RBI’s PCA framework imposed on banks wih high NPAs and modest capital position, restricts banks from certain lending activities and curbs expenses to conserve funds.

IDBI has been under PCA since May 2017. The bank reported its fourth consecutive quarter of net profit in December 2020 after 13 straight quarters of losses. Sharma expressed confidence that the bank will move out of RBI’s restrictive directions after it records a positve return on assets in the end of the current fiscal.

“We are above all indicators put forth by RBI and next quarter we expect to record a positive return on assets for the fiscal year which will help us exit PCA very soon. Against a requirement of 8% core equity capital we are currently at 12.2% and against a requirement of 6% net NPA we are at 2.74% including loans which are yet to be classified as NPAs. The RoA is reported at the end of the fiscal and we are confident that we will move out of PCA after we record a positive number in March,” Sharma said.

Results released today showed that the bank reported its fourth consecutive quarter of net profit riding on higher net interest income (NII) mainly as cost of funds fell. The bank reported a net profit of Rs 378 crore in the quarter ended December 2020 from a loss of Rs 5,763 crore a year earlier.

NII or the difference between income earned on loans and that paid on deposits increased 18% to Rs 1810 crore from Rs1,532 crore a year earlier. Net interest margin (NIM) or the difference between the yield earned on loans and that paid on deposits improved by 60 basis points to 2.87% from 2.27% a year ago. One basis point is 0.01 percentage point.

With 23.52% gross NPAs, the bank has among the highest stressed loans in the industry though down from 28.72% a year ago. However with a provision coverage of 97.08% it has covered for most of its stress.

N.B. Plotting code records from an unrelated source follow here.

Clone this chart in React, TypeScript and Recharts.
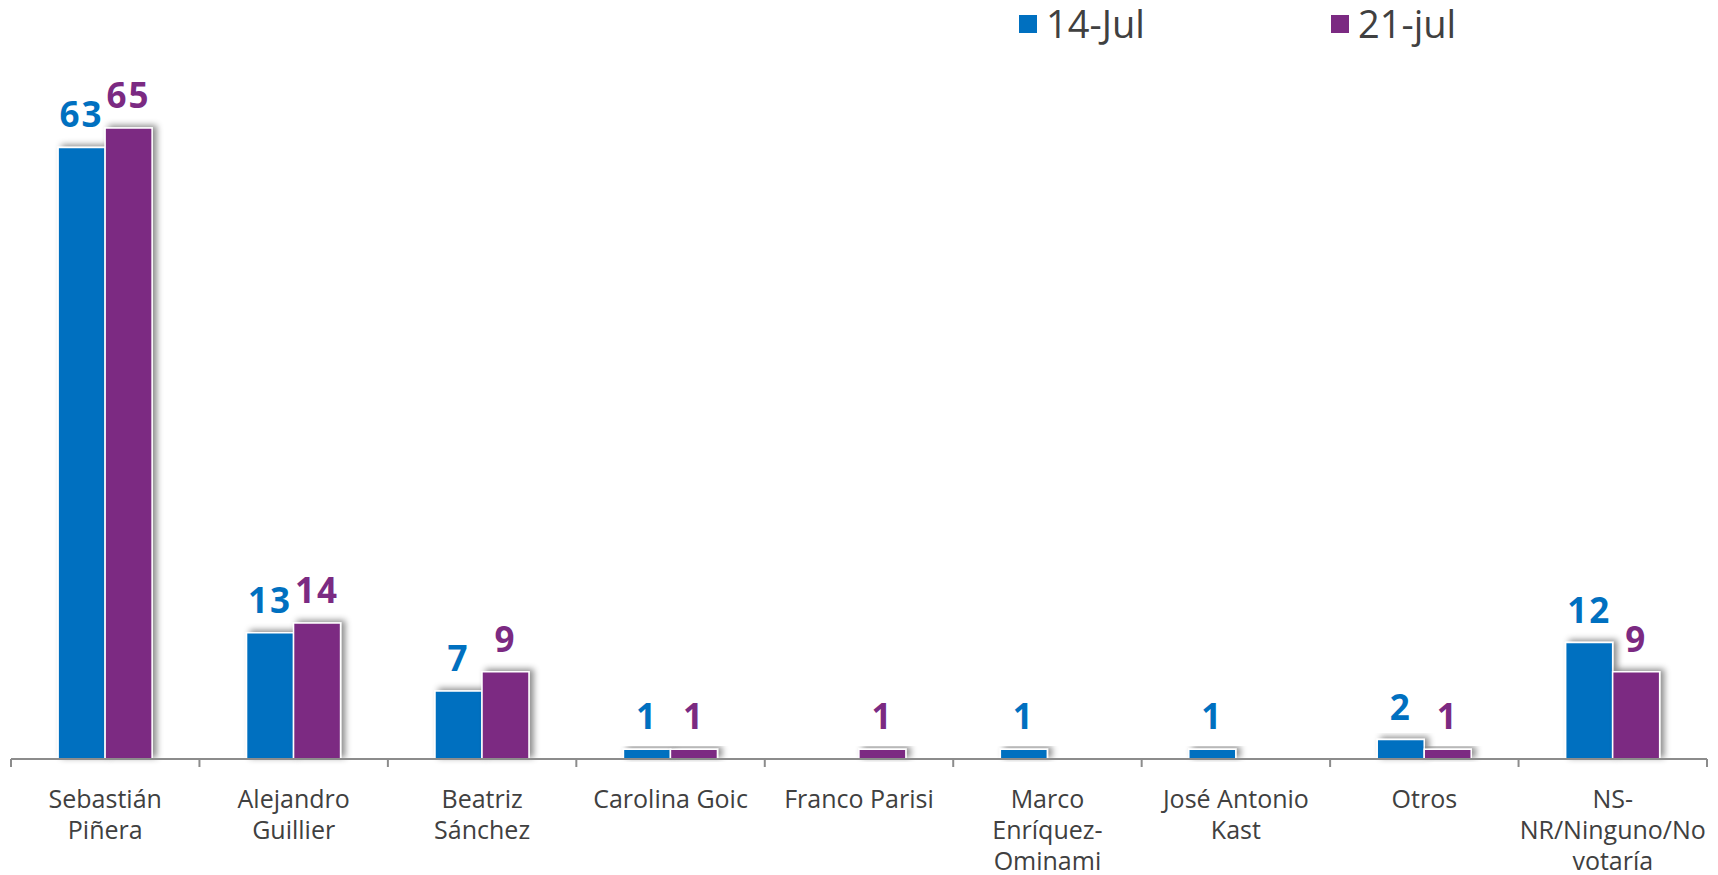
import React from "react";
import { BarChart, Bar, XAxis, YAxis, LabelList, Rectangle } from "recharts";

const categories: string[] = [
  "Sebastián\nPiñera",
  "Alejandro\nGuillier",
  "Beatriz\nSánchez",
  "Carolina Goic",
  "Franco Parisi",
  "Marco\nEnríquez-\nOminami",
  "José Antonio\nKast",
  "Otros",
  "NS-\nNR/Ninguno/No\nvotaría",
];
const series1Name = "14-Jul";
const series2Name = "21-jul";
const series1: (number | null)[] = [63, 13, 7, 1, null, 1, 1, 2, 12];
const series2: (number | null)[] = [65, 14, 9, 1, 1, null, null, 1, 9];

const BLUE = "#0070C0";
const PURPLE = "#7B2A82";
const TEXT = "#404040";
const AXIS = "#8c8c8c";

const data = categories.map((c, i) => ({ name: c, s1: series1[i], s2: series2[i] }));

const W = 1718;
const H = 875;
const ML = 11;
const MR = 11;
const BAND = (W - ML - MR) / categories.length;
const FONT = "'Open Sans', 'Noto Sans', sans-serif";

const Tick = (props: any) => {
  const { x, y, payload, index } = props;
  const lines = String(payload.value).split("\n");
  const axisY = y - 8;
  return (
    <g>
      <line x1={x - BAND / 2} x2={x - BAND / 2} y1={axisY} y2={axisY + 8} stroke={AXIS} strokeWidth={2} />
      {index === categories.length - 1 && (
        <line x1={x + BAND / 2} x2={x + BAND / 2} y1={axisY} y2={axisY + 8} stroke={AXIS} strokeWidth={2} />
      )}
      <text x={x} y={y + 41} textAnchor="middle" fill={TEXT} fontSize={25} fontFamily={FONT}>
        {lines.map((l, i) => (
          <tspan key={i} x={x} dy={i === 0 ? 0 : 31}>
            {l}
          </tspan>
        ))}
      </text>
    </g>
  );
};

const makeLabel = (color: string) => (p: any) => {
  if (p.value == null) return null;
  return (
    <text
      x={p.x + p.width / 2}
      y={p.y - 20}
      textAnchor="middle"
      fill={color}
      fontSize={35}
      fontWeight={700}
      letterSpacing={2}
      fontFamily={FONT}
    >
      {p.value}
    </text>
  );
};

const ShadowBar = (props: any) => <Rectangle {...props} filter="url(#barShadow)" />;

const legendText: React.CSSProperties = {
  position: "absolute",
  top: 0,
  lineHeight: "46px",
  fontSize: 38,
  fontFamily: FONT,
  color: TEXT,
  whiteSpace: "nowrap",
};

export default function App() {
  return (
    <div style={{ position: "absolute", left: 0, top: 0, width: W, height: H, background: "#fff" }}>
      <BarChart
        width={W}
        height={H}
        data={data}
        margin={{ top: 128, right: MR, bottom: 0, left: ML }}
        barCategoryGap="25%"
        barGap={0}
      >
        <defs>
          <filter id="barShadow" x="-30%" y="-30%" width="160%" height="160%">
            <feDropShadow dx={4} dy={-2} stdDeviation={3} floodColor="#000" floodOpacity={0.45} />
          </filter>
        </defs>
        <YAxis hide domain={[0, 65]} />
        <XAxis
          dataKey="name"
          interval={0}
          height={116}
          tickSize={8}
          tickMargin={0}
          tickLine={false}
          axisLine={{ stroke: AXIS, strokeWidth: 2 }}
          tick={<Tick />}
        />
        <Bar dataKey="s1" name={series1Name} fill={BLUE} stroke="#fff" strokeWidth={1.5} shape={<ShadowBar />} isAnimationActive={false}>
          <LabelList dataKey="s1" content={makeLabel(BLUE)} />
        </Bar>
        <Bar dataKey="s2" name={series2Name} fill={PURPLE} stroke="#fff" strokeWidth={1.5} shape={<ShadowBar />} isAnimationActive={false}>
          <LabelList dataKey="s2" content={makeLabel(PURPLE)} />
        </Bar>
      </BarChart>
      <div style={{ position: "absolute", left: 1019, top: 15, width: 18, height: 18, background: BLUE }} />
      <div style={{ ...legendText, left: 1046 }}>{series1Name}</div>
      <div style={{ position: "absolute", left: 1331, top: 15, width: 18, height: 18, background: PURPLE }} />
      <div style={{ ...legendText, left: 1358 }}>{series2Name}</div>
    </div>
  );
}
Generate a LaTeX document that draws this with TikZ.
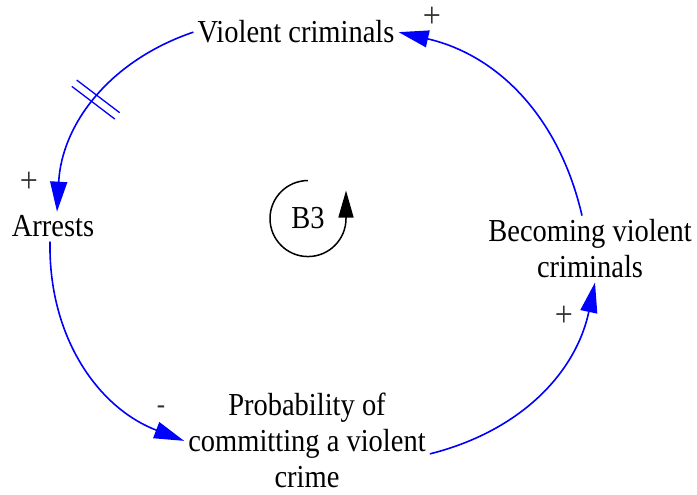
\documentclass[tikz,border=0pt]{standalone}
\usepackage{fontspec}
\setmainfont{Liberation Serif}[FakeStretch=0.89]
\usetikzlibrary{arrows.meta,decorations.markings}

\begin{document}
\begin{tikzpicture}[x=1pt, y=1pt, every node/.style={font=\fontsize{32}{36}\selectfont, inner sep=4pt}]
  \tikzset{
    link/.style={blue, line width=1.6pt, -{Triangle[length=30pt,width=17pt]}},
    polarity/.style={font=\fontsize{36}{36}\selectfont, text=black!80, inner sep=0pt},
    delaymark/.style={postaction={decorate, decoration={markings,
      mark=at position 0.5 with {\draw[blue, line width=1.3pt, -] (-4,-27) -- (-4,27) (4,-27) -- (4,27);}}}},
    loopline/.style={black, line width=1.5pt, -{Triangle[length=27pt,width=15pt]}}
  }
  \useasboundingbox (0,0) rectangle (697,495);
  % variables
  \node[anchor=base] (violent) at (296,452) {Violent criminals};
  \node[anchor=base] (arrests) at (53,258) {Arrests};
  \node[anchor=base, align=center] (becoming) at (590,217) {Becoming violent\\criminals};
  \node[anchor=base, align=center] (prob) at (307,7) {Probability of\\committing a violent\\crime};
  % loop marker
  \node[anchor=base] (b3) at (308,266) {B3};
  \draw[loopline] ([yshift=38pt]b3.center) arc[start angle=90, end angle=360, radius=38] -- ++(0,28);
  % links
  \draw[link, delaymark] (violent.west) to[bend right=34] ([xshift=4pt]arrests.north);
  \draw[link] ([xshift=-3pt]arrests.south) to[bend right=35] (prob.west);
  \draw[link] ([yshift=-13pt]prob.east) to[bend right=32] ([xshift=5pt]becoming.south);
  \draw[link] ([xshift=-8pt]becoming.north) to[bend right=32] (violent.east);
  % polarities
  \node[polarity] (p1) at (432,478) {+};
  \node[polarity] (p2) at (29,313) {+};
  \node[polarity, font=\fontsize{28}{30}\selectfont] (p3) at (161,85) {-};
  \node[polarity] (p4) at (564,179) {+};
\end{tikzpicture}
\end{document}
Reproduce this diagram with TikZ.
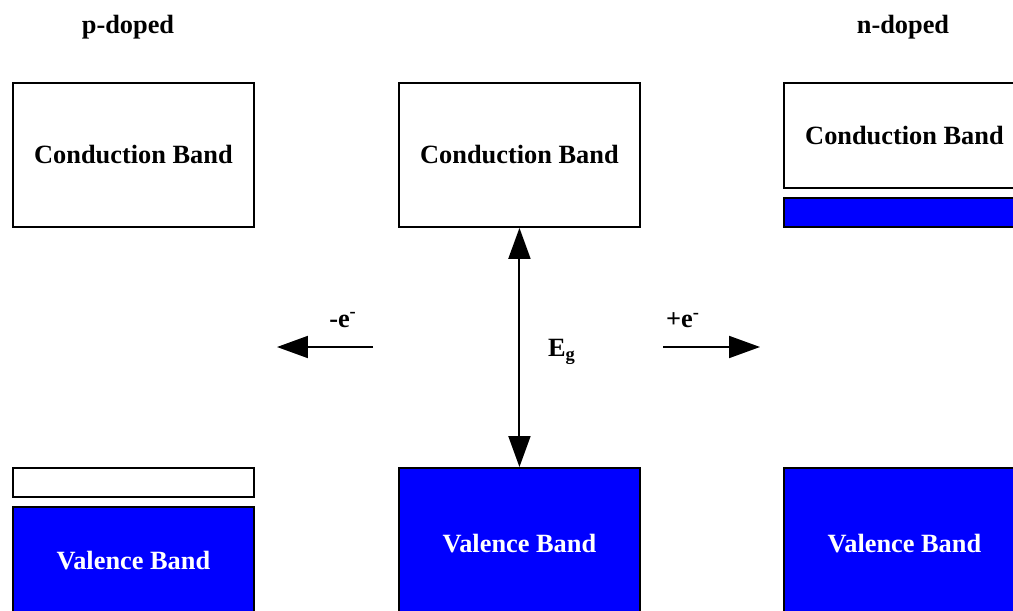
\documentclass[tikz,border=0pt]{standalone}
\usepackage{fontspec}
\setmainfont{Liberation Serif}
\usetikzlibrary{positioning, arrows.meta}

\begin{document}
\begin{tikzpicture}[
            x=0.02cm, y=-0.02cm,
            band/.style={
                rectangle,
                draw=black,
                line width=1.1pt,
                minimum width=4.82cm,
                anchor=north west,
                inner sep=0pt,
                font=\fontsize{15}{18}\selectfont\bfseries
            },
            empty/.style={
                band,
                fill=white,
                text=black
            },
            filled/.style={
                band,
                fill=blue,
                text=white
            },
            label/.style={
                font=\fontsize{15}{18}\selectfont\bfseries
            },
            arrow/.style={
                -{Triangle[length=0.62cm, width=0.44cm]},
                line width=1.1pt
            }
        ]
            \clip (0,0) rectangle (1013,611);

            \node [label] (ptitle) at (128,27) {p-doped};
            \node [label] (ntitle) at (903,27) {n-doped};

            % conduction bands
            \node [empty, minimum height=2.88cm] (pcb) at (12,82) {Conduction Band};
            \node [empty, minimum height=2.88cm] (icb) at (398,82) {Conduction Band};
            \node [empty, minimum height=2.1cm] (ncb) at (783,82) {Conduction Band};
            \node [filled, minimum height=0.58cm, below=0.16cm of ncb.south west, anchor=north west] (nstrip) {};

            % valence bands
            \node [empty, minimum height=0.58cm] (phole) at (12,467) {};
            \node [filled, minimum height=2.16cm, below=0.16cm of phole.south west, anchor=north west] (pvb) {Valence Band};
            \node [filled, minimum height=3.04cm] (ivb) at (398,467) {Valence Band};
            \node [filled, minimum height=3.04cm] (nvb) at (783,467) {Valence Band};

            % band gap
            \draw [arrow, {Triangle[length=0.62cm, width=0.44cm]}-{Triangle[length=0.62cm, width=0.44cm]}] (icb.south) -- (ivb.north);
            \node [label] (gap) at (562,352) {E\textsubscript{g}};

            % doping arrows
            \coordinate (pstart) at (373,347);
            \coordinate (pend) at (277,347);
            \coordinate (nstart) at (663,347);
            \coordinate (nend) at (760,347);

            \draw [arrow] (pstart) -- (pend);
            \draw [arrow] (nstart) -- (nend);
            \node [label] (minus) at (343,320) {-e\textsuperscript{-}};
            \node [label] (plus) at (683,320) {+e\textsuperscript{-}};

        \end{tikzpicture}
\end{document}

“There was some apprehension that the loans under moratorium will be high post Covid with about 5 to 6% restructured but we have been able to keep it at 2.5% of our book. Similarly, loans that are not classified as NPAs due to the Supreme Court (SC) order are less than 2% of standard advances,” Sharma said.

If not for the SC order the bank’s gross NPAs would have been 24.33% of its loans.

The bank’s income rose despite a 7% year on year fall in loan book to Rs 1.59 lakh crore from Rs 1.72 lakh crore a year ago mainly because cost of funds fell 99 basis points to 4.39% from 5.38% last year.

IDBI has made a total of Rs 436 crore of Covid 19 related provisions and separately made Rs 340 crore for restructure loans under the RBI framework. Another Rs 369 crore has been made for accounts not classified as NPAs due to the SC stay including Rs 84 crore for reversal of interest.

“We have already restructured Rs 704 crore of loans and another Rs 2256 crore is in the pipeline. So the total restructured loans are at Rs 2960 crore or 2.42% of standard assets much lower than the 5% to 6% which was expected,” Sharma said.

Going forward the bank expects a recovery in retail loans led by mortgages. Sharma said he expects retail loans to grow at 10% to 12% in the next fiscal year up from the 4% to 5% growth likely this year.